_Goal:_ Scan the records below for the line containing "Rebuild this chart" and the line containing "0.296, 0.31, 0.33];". Copy both, plus every line between, exactly.

_Stored data:_
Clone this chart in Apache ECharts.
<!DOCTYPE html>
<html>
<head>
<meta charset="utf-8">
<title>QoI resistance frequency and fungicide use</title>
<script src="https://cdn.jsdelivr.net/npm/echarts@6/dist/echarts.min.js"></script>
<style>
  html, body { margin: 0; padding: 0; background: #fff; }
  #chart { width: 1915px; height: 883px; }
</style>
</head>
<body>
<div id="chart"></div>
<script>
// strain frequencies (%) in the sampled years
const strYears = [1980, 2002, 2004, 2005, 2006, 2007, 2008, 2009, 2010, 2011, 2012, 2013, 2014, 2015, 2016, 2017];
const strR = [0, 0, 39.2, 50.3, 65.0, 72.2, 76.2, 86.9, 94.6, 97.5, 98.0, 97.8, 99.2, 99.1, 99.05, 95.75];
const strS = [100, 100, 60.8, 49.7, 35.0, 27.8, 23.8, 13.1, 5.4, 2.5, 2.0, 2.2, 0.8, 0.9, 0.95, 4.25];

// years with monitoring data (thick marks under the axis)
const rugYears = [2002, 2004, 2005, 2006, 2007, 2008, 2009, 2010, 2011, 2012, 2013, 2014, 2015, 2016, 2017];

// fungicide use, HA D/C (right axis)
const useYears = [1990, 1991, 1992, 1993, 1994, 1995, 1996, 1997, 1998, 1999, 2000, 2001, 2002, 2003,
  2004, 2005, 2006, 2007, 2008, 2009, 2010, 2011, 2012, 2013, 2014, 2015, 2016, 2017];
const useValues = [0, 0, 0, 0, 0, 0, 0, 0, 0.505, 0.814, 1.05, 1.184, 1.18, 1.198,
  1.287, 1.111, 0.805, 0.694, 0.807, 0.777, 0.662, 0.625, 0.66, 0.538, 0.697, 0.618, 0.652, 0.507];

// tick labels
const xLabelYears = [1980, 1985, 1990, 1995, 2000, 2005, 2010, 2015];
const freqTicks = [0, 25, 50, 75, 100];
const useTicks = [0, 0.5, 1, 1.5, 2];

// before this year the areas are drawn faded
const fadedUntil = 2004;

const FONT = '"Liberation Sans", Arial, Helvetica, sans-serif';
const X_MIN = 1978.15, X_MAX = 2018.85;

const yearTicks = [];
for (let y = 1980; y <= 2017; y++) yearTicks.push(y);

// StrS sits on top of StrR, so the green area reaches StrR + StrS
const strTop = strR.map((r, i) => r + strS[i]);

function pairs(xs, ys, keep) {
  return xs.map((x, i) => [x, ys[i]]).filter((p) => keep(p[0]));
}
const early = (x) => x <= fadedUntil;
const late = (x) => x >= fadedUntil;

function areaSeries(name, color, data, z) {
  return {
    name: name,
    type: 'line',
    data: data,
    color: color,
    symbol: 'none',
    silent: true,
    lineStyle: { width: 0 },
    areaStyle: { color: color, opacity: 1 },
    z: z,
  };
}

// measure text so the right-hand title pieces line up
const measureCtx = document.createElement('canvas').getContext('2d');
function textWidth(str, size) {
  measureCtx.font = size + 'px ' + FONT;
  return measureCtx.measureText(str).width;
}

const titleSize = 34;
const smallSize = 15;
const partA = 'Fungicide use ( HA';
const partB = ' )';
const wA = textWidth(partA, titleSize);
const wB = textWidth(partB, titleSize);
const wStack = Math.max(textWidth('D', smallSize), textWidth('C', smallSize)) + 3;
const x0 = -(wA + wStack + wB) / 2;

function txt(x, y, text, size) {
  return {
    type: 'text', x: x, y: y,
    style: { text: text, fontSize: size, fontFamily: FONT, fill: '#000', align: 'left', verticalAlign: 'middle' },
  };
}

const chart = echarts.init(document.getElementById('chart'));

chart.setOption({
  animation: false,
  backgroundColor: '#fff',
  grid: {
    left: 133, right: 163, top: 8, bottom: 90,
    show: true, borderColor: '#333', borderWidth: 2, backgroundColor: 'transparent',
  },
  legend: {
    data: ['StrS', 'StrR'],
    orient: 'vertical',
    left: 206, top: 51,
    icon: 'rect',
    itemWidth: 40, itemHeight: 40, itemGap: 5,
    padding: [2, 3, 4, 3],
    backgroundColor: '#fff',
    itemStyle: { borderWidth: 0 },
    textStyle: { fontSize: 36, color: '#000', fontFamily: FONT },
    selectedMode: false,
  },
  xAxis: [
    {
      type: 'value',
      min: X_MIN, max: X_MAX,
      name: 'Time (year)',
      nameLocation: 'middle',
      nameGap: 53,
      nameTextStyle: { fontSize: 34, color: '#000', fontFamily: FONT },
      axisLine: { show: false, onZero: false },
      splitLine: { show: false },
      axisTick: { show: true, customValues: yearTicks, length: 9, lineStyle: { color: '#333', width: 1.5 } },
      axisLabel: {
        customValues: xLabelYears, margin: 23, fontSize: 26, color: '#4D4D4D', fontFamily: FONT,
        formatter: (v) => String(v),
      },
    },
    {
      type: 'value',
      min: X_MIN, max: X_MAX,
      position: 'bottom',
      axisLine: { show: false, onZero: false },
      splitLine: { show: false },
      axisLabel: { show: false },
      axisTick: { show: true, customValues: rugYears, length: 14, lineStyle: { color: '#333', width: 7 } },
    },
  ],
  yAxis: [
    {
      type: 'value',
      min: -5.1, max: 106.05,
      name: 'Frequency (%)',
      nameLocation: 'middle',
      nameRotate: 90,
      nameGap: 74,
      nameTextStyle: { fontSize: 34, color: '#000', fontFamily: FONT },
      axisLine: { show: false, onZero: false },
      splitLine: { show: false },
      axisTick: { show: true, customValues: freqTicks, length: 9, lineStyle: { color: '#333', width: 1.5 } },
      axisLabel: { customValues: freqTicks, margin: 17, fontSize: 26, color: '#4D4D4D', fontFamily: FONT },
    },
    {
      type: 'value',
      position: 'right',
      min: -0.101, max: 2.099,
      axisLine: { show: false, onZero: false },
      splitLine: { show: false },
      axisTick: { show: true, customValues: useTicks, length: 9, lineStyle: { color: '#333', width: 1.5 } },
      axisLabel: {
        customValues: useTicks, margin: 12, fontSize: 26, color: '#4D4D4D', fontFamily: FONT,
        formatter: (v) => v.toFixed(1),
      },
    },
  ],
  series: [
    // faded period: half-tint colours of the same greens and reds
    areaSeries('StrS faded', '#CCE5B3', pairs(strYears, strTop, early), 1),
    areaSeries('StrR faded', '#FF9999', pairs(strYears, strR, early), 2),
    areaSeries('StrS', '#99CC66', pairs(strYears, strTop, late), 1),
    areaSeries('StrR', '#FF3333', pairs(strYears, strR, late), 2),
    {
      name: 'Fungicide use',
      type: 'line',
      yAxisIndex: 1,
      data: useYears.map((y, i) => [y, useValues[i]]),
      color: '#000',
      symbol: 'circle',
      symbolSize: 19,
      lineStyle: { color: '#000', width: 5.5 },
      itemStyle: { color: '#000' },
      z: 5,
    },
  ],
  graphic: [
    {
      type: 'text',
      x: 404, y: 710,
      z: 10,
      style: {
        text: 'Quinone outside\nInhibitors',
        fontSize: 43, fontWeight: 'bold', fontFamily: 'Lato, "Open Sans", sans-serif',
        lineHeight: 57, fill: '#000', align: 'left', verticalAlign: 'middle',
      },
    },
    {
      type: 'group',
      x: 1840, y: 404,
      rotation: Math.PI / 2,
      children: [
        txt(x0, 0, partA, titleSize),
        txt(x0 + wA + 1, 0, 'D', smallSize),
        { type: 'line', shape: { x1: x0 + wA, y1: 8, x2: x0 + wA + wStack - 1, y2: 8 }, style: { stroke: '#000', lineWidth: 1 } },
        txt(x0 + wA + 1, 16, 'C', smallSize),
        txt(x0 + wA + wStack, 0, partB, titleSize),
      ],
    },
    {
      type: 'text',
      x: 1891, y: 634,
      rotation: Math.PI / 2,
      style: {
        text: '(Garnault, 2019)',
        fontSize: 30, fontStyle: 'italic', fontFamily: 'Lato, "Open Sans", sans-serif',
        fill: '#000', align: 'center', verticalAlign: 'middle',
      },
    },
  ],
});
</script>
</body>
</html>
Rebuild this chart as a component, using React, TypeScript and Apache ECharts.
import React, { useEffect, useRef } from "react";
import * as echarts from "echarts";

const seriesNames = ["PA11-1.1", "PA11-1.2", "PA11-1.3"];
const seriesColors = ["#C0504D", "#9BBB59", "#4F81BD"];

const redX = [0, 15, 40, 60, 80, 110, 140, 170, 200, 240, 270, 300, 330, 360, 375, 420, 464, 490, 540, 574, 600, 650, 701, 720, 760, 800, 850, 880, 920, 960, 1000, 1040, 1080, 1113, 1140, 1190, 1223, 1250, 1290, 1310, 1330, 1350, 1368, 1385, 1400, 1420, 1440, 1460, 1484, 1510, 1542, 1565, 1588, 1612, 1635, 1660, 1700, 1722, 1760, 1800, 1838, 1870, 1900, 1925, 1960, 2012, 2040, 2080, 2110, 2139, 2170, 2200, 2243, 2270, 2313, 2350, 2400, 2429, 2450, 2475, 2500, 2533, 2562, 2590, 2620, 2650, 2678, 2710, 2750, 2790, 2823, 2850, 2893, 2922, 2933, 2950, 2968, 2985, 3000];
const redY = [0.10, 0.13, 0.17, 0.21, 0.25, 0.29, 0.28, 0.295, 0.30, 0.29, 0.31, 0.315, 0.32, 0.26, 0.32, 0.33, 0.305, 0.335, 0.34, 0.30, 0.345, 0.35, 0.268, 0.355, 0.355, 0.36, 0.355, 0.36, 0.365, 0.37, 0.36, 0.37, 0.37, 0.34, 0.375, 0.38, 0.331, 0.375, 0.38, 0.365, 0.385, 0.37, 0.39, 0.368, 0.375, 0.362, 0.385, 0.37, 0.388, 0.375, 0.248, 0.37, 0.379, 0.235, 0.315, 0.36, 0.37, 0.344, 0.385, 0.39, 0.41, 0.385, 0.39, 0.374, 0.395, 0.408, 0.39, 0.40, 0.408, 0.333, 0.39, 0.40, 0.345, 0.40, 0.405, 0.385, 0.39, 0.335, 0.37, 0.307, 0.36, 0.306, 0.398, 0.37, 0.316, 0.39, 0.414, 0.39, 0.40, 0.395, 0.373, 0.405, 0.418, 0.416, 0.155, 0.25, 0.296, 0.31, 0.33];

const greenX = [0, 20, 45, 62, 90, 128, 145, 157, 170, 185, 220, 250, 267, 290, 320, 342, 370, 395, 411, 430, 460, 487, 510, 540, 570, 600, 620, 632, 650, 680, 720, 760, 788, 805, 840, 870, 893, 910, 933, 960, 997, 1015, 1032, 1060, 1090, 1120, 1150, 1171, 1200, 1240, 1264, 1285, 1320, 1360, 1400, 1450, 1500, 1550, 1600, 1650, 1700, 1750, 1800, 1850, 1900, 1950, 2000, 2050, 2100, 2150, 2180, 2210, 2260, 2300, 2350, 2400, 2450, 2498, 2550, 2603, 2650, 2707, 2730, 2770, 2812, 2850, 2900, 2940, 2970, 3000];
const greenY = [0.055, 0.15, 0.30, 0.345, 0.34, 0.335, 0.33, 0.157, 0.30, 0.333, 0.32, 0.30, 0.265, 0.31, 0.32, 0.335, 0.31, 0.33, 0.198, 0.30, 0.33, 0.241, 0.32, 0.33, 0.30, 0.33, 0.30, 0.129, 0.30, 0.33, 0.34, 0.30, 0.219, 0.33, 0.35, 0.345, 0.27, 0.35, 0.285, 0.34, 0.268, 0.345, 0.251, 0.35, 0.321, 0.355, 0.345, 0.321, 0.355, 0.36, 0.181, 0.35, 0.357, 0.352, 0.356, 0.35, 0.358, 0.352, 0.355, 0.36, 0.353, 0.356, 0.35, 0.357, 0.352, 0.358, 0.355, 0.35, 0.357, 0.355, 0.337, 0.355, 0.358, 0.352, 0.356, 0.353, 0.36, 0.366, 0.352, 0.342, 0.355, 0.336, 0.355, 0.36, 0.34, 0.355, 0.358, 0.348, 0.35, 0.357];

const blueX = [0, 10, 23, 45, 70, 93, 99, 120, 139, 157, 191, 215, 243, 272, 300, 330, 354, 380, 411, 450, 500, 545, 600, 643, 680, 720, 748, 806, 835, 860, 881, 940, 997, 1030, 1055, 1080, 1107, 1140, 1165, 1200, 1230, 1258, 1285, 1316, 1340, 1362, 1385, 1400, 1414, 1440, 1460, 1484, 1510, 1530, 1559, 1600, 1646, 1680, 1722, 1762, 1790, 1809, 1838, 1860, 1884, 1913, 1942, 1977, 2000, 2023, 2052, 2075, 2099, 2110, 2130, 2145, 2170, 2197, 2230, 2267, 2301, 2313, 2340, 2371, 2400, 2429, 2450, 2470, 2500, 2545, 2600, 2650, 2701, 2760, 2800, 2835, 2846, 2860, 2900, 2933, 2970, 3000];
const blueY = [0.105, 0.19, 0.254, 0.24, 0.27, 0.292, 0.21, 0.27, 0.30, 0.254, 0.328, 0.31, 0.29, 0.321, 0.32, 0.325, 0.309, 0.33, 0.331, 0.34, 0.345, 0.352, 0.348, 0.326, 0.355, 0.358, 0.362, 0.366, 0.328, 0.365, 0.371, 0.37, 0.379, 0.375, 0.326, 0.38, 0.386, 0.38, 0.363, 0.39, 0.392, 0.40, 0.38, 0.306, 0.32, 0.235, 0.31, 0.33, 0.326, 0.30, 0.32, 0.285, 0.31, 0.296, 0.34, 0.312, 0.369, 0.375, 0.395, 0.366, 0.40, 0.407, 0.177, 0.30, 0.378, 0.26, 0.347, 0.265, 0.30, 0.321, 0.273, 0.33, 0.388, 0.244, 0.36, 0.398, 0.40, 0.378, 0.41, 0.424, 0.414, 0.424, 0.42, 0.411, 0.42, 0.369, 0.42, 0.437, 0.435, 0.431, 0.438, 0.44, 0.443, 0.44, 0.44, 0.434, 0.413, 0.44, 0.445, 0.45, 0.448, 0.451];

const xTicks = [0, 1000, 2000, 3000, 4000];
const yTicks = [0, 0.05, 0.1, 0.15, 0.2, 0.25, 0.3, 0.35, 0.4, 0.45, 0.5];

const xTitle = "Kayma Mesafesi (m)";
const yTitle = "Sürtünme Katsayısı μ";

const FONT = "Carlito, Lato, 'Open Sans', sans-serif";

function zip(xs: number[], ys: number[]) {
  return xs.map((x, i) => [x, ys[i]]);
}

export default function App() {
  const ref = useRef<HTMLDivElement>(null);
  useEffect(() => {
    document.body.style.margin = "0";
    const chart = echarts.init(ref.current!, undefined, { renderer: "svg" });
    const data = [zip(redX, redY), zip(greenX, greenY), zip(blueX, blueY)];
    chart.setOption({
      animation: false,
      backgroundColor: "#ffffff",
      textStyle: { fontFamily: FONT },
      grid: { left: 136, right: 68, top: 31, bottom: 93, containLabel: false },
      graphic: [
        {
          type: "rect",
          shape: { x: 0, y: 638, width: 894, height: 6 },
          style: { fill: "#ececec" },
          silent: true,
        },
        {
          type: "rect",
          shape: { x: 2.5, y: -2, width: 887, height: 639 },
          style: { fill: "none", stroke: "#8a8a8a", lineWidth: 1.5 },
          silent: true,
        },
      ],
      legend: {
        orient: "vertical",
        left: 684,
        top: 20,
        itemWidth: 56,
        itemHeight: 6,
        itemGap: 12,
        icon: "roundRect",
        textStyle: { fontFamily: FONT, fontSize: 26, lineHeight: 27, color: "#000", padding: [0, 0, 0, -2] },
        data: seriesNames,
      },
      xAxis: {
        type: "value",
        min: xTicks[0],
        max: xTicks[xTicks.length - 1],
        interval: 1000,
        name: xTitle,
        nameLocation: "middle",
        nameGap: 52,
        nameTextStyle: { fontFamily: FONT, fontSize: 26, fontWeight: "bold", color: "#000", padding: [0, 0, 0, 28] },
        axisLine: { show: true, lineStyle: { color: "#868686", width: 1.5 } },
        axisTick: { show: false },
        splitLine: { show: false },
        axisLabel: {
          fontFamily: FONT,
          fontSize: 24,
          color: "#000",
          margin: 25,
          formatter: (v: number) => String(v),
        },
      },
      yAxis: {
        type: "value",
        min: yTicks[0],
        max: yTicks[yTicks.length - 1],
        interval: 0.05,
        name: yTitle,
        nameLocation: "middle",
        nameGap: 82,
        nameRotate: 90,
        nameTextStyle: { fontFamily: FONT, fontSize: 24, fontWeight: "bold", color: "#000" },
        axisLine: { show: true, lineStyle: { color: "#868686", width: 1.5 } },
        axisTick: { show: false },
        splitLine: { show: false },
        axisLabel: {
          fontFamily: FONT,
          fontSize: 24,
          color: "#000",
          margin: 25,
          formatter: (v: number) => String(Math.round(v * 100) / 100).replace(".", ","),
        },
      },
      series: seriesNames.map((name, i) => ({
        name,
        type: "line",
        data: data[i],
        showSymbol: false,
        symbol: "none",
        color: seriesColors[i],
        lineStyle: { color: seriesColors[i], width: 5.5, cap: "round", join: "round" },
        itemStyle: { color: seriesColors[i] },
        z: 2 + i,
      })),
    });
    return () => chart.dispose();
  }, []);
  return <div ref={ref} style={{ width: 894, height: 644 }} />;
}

_Result of the task:_
Rebuild this chart as a component, using React, TypeScript and Apache ECharts.
import React, { useEffect, useRef } from "react";
import * as echarts from "echarts";

const seriesNames = ["PA11-1.1", "PA11-1.2", "PA11-1.3"];
const seriesColors = ["#C0504D", "#9BBB59", "#4F81BD"];

const redX = [0, 15, 40, 60, 80, 110, 140, 170, 200, 240, 270, 300, 330, 360, 375, 420, 464, 490, 540, 574, 600, 650, 701, 720, 760, 800, 850, 880, 920, 960, 1000, 1040, 1080, 1113, 1140, 1190, 1223, 1250, 1290, 1310, 1330, 1350, 1368, 1385, 1400, 1420, 1440, 1460, 1484, 1510, 1542, 1565, 1588, 1612, 1635, 1660, 1700, 1722, 1760, 1800, 1838, 1870, 1900, 1925, 1960, 2012, 2040, 2080, 2110, 2139, 2170, 2200, 2243, 2270, 2313, 2350, 2400, 2429, 2450, 2475, 2500, 2533, 2562, 2590, 2620, 2650, 2678, 2710, 2750, 2790, 2823, 2850, 2893, 2922, 2933, 2950, 2968, 2985, 3000];
const redY = [0.10, 0.13, 0.17, 0.21, 0.25, 0.29, 0.28, 0.295, 0.30, 0.29, 0.31, 0.315, 0.32, 0.26, 0.32, 0.33, 0.305, 0.335, 0.34, 0.30, 0.345, 0.35, 0.268, 0.355, 0.355, 0.36, 0.355, 0.36, 0.365, 0.37, 0.36, 0.37, 0.37, 0.34, 0.375, 0.38, 0.331, 0.375, 0.38, 0.365, 0.385, 0.37, 0.39, 0.368, 0.375, 0.362, 0.385, 0.37, 0.388, 0.375, 0.248, 0.37, 0.379, 0.235, 0.315, 0.36, 0.37, 0.344, 0.385, 0.39, 0.41, 0.385, 0.39, 0.374, 0.395, 0.408, 0.39, 0.40, 0.408, 0.333, 0.39, 0.40, 0.345, 0.40, 0.405, 0.385, 0.39, 0.335, 0.37, 0.307, 0.36, 0.306, 0.398, 0.37, 0.316, 0.39, 0.414, 0.39, 0.40, 0.395, 0.373, 0.405, 0.418, 0.416, 0.155, 0.25, 0.296, 0.31, 0.33];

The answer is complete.